Britain narrowly voted to end its membership in a historic referendum last Thursday.
Mrs Merkel was speaking after several EU foreign ministers - including Germany's - had urged Britain to quickly implement its exit.
"It shouldn't take forever, that's right, but I would not fight for a short timeframe," she said.
She added that she was seeking an "objective, good" climate in the talks with Britain, which "must be conducted properly".
German Foreign Minister Frank-Walter Steinmeier had earlier said negotiations should begin as "soon as possible".
He made the comments after an urgent meeting of the six EU founder members to discuss the decision.
British Prime Minister David Cameron has said he will step down by October to allow his successor to conduct talks.
The six countries attending the summit in Berlin - Germany, France, Italy, Belgium, Luxembourg and the Netherlands - first joined forces in the 1950s and still form the core of the EU.
"We say here together, this process should get under way as soon as possible so that we are not left in limbo but rather can concentrate on the future of Europe," Mr Steinmeier said.
His Dutch counterpart Bert Koenders said the continent could not accept a political vacuum, saying "this will not be business as usual".
Speaking later to the BBC, Estonian President Toomas Hendrik Ilves said he didn't think it was "even legally possible" to force the UK to speed up the exit process.
"I understand it is very difficult for Prime Minister Cameron, who was against leaving the European Union, to now go ahead and do this," he told the BBC World Service's Newshour programme.
"I think we should give them time; let them decide how quickly they want to do it."

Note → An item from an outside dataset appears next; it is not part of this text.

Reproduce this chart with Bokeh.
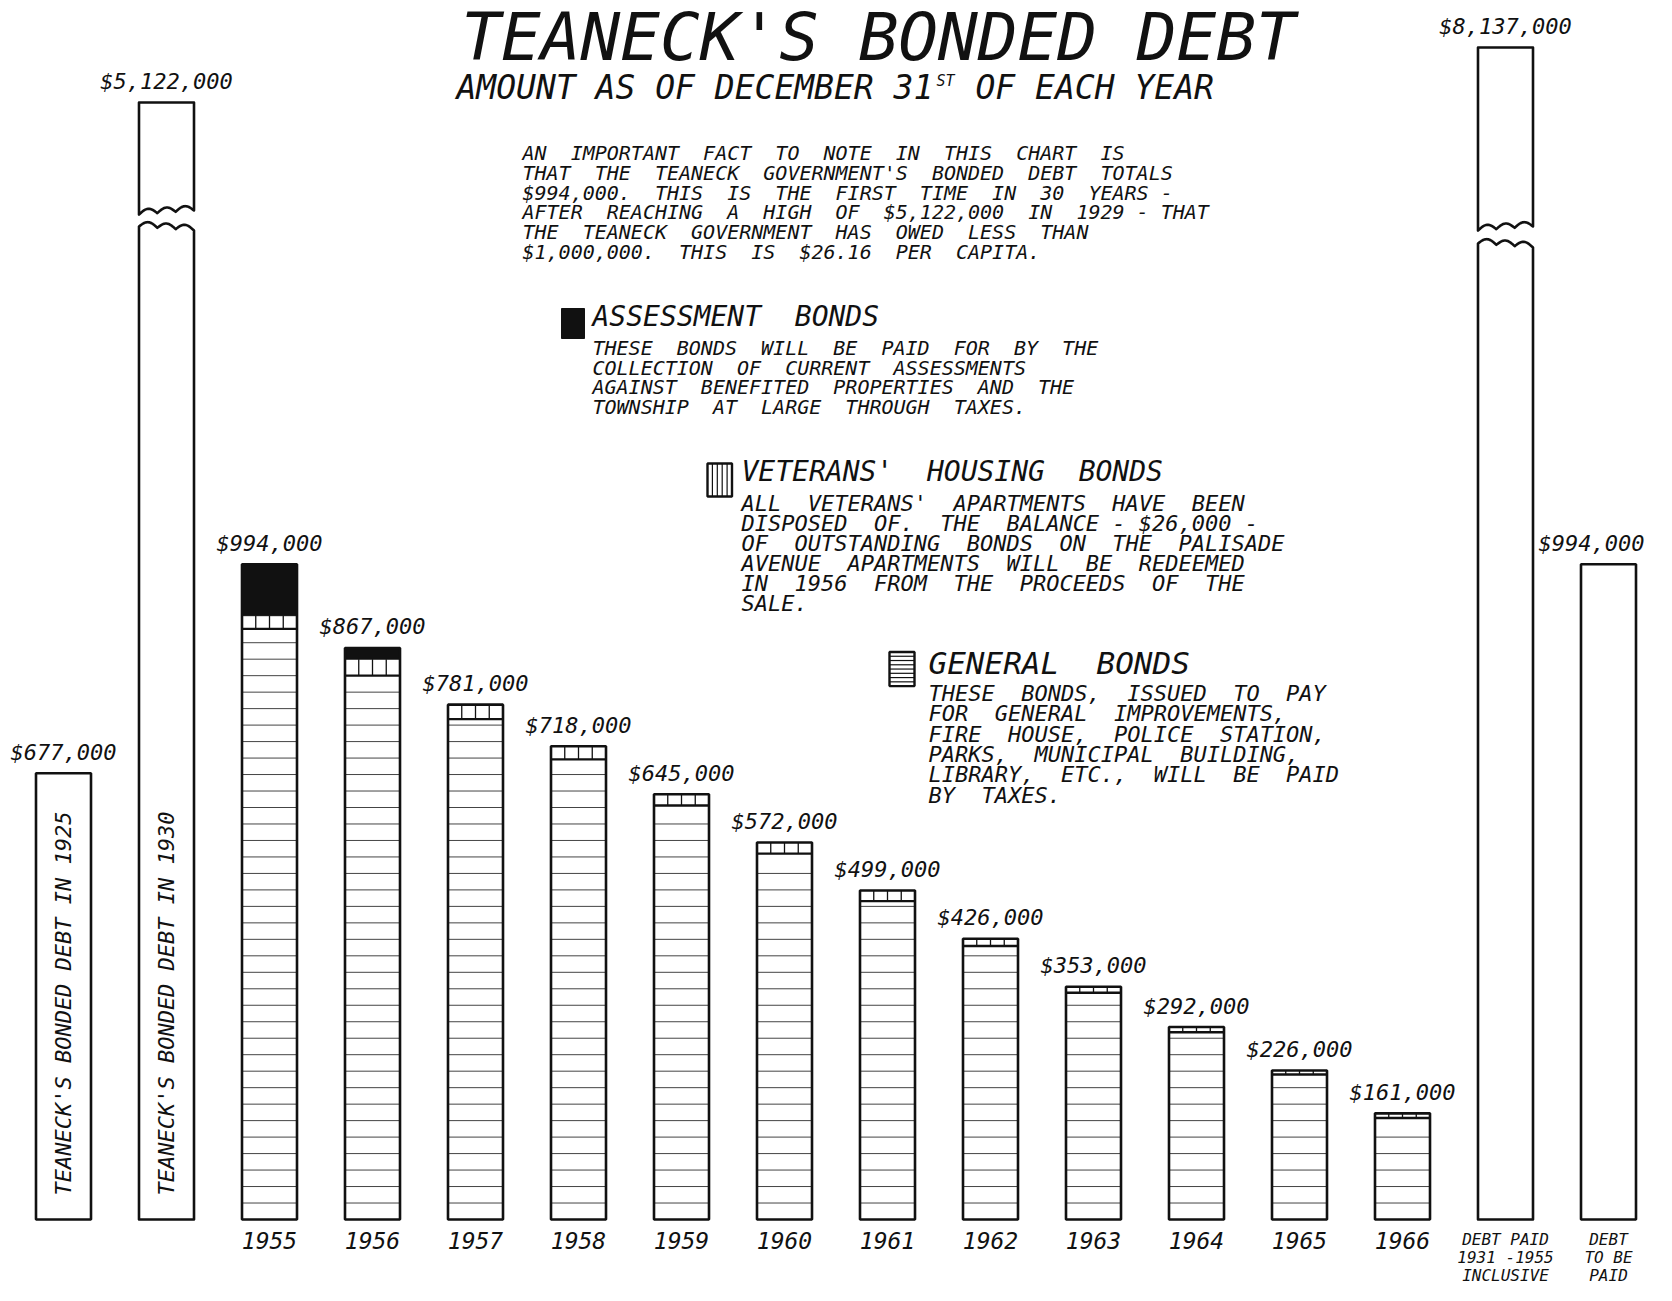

He described Britain's exit from the bloc as "a disaster" saying Estonia had often aligned itself with the UK and had counted on Britain to present their shared views.
In other developments:
- Scotland's First Minister Nicola Sturgeon says she will seek "immediate discussions" with Brussels to "protect Scotland's place in the EU"
- A petition calling for a second referendum on UK's membership of the EU has gained more than two million signatures
- There are warnings British financial institutions could lose their prized access to the EU if the UK leaves the single market
- Britain's European Commissioner, Lord Hill, who oversees financial services, is to resign
The first summit of EU leaders with no British representation will be held on Wednesday, a day after Mr Cameron holds talks with members.
Global stock markets and the pound fell heavily on the news of the so-called "Brexit", while credit rating agency Moody's cut the UK's outlook to "negative".
The UK must now invoke Article 50 of the EU Lisbon Treaty, which sets out a two-year timetable for negotiations on withdrawal.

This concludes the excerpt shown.